> _Goal_
Exclude the pictures and return every line exactly as written.

> _Collected data_
☆ ☆ ☆ ☆

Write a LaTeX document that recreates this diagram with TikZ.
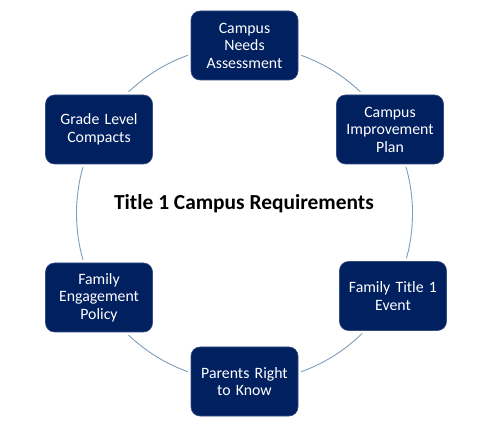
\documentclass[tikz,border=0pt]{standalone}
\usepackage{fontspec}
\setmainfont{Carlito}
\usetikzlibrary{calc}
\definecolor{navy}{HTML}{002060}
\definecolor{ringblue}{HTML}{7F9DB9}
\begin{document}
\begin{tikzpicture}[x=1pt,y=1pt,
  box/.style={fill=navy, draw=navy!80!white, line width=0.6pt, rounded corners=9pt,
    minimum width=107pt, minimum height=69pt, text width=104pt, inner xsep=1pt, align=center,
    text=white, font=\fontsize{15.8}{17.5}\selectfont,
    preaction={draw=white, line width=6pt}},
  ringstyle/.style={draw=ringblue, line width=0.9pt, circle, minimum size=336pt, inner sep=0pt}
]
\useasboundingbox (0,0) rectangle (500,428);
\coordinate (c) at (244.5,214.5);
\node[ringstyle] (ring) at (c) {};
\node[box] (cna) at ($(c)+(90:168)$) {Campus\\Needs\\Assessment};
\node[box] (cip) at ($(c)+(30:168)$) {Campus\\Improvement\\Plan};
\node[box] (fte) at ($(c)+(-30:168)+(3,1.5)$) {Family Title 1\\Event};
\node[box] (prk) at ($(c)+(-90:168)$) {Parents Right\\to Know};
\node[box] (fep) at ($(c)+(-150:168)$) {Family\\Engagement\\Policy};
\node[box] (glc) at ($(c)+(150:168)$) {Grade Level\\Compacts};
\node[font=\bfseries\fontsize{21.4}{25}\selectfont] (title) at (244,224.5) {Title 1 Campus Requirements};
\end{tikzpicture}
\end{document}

☆ ☆ ☆ ☆

> _Exercise answer_
Write a LaTeX document that recreates this diagram with TikZ.
\documentclass[tikz,border=0pt]{standalone}
\usepackage{fontspec}
\setmainfont{Carlito}
\usetikzlibrary{calc}
\definecolor{navy}{HTML}{002060}
\definecolor{ringblue}{HTML}{7F9DB9}
\begin{document}
\begin{tikzpicture}[x=1pt,y=1pt,
  box/.style={fill=navy, draw=navy!80!white, line width=0.6pt, rounded corners=9pt,
    minimum width=107pt, minimum height=69pt, text width=104pt, inner xsep=1pt, align=center,
    text=white, font=\fontsize{15.8}{17.5}\selectfont,
    preaction={draw=white, line width=6pt}},
  ringstyle/.style={draw=ringblue, line width=0.9pt, circle, minimum size=336pt, inner sep=0pt}
]
\useasboundingbox (0,0) rectangle (500,428);
\coordinate (c) at (244.5,214.5);
\node[ringstyle] (ring) at (c) {};
\node[box] (cna) at ($(c)+(90:168)$) {Campus\\Needs\\Assessment};
\node[box] (cip) at ($(c)+(30:168)$) {Campus\\Improvement\\Plan};
\node[box] (fte) at ($(c)+(-30:168)+(3,1.5)$) {Family Title 1\\Event};
\node[box] (prk) at ($(c)+(-90:168)$) {Parents Right\\to Know};
\node[box] (fep) at ($(c)+(-150:168)$) {Family\\Engagement\\Policy};
\node[box] (glc) at ($(c)+(150:168)$) {Grade Level\\Compacts};
\node[font=\bfseries\fontsize{21.4}{25}\selectfont] (title) at (244,224.5) {Title 1 Campus Requirements};
\end{tikzpicture}
\end{document}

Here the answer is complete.